Israel's justice ministry says the aim is to "maintain the rule of law and the public purse".
The Bedouin say they will continue to reconstruct their homes in al-Araqib, to which they claim historic rights.
The Israeli state is the registered owner of the land to the south of the Negev city of Rahat.
The Bedouin say they have repeatedly asked for planning permits for their makeshift homes but they have been refused. The Israeli authorities say the land is reserved for agricultural use.
Last July, an eviction order was issued and Israeli security forces moved in to destroy 45 homes, animal pens and other structures.
Since then the Israeli authorities have demolished structures in al-Araqib more than 20 times. Each time, the Bedouin return and rebuild.
Bedouin defiance Israel's justice ministry says the defendants have not respected legal rulings and continue to build illegally.

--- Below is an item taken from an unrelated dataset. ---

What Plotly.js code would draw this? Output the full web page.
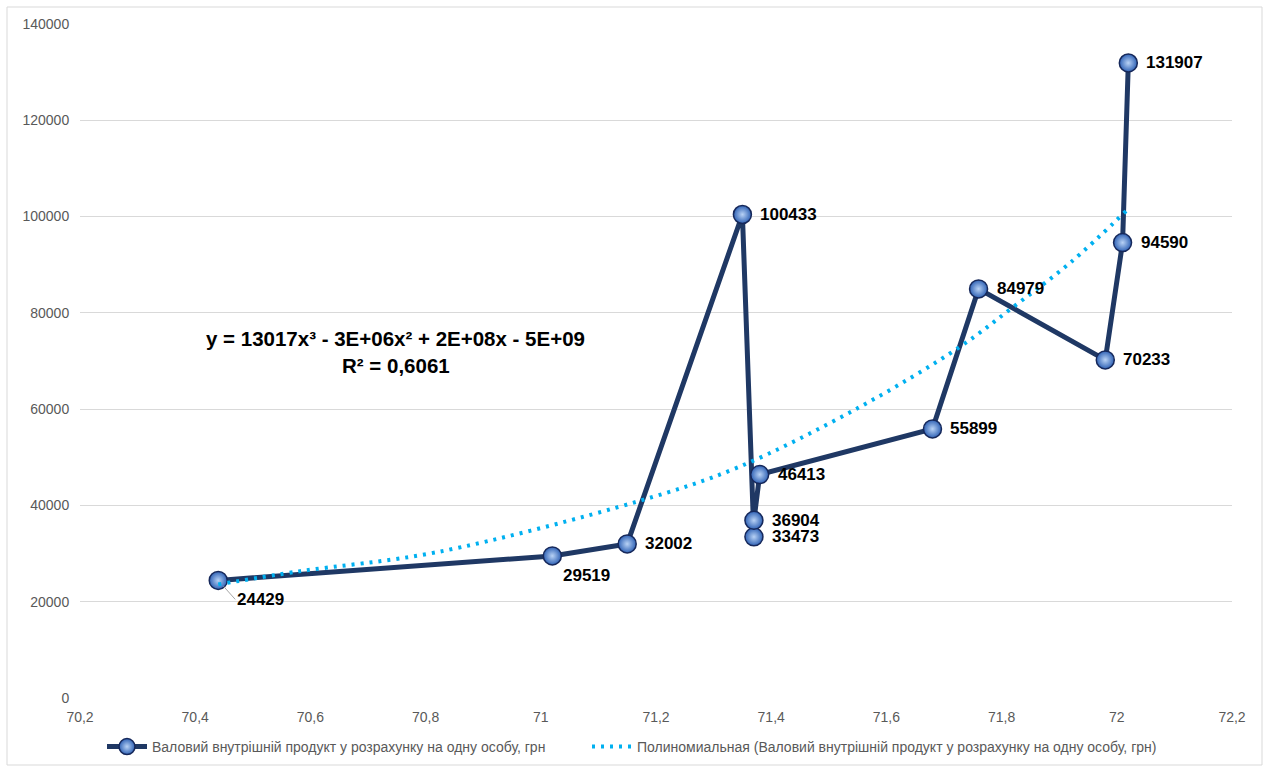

In a long statement it said the civil lawsuit was launched to reclaim the "heavy costs to the state" of demolitions - including the use of heavy equipment and police security.
The case brought by the Southern District Prosecution is directed at 34 people.
"What's happening is political at the end of the day," a Bedouin spokesman, Awad Abu Freih, told the BBC. "They want to scare us in order to prevent us from rebuilding. They want to make Araqib an example to others.
"But that will never happen. This court case will not deter us. We are going to rebuild again," he said.
Some 300 people are said to live in al-Araqib, about half of them children.
Rights groups have previously called for the Israeli government to stop the demolitions of homes of Bedouin citizens.
Human Rights Watch says that nearly 90,000 Palestinian Arab Bedouins in the Negev region of southern Israel live in dozens of unrecognised towns and villages.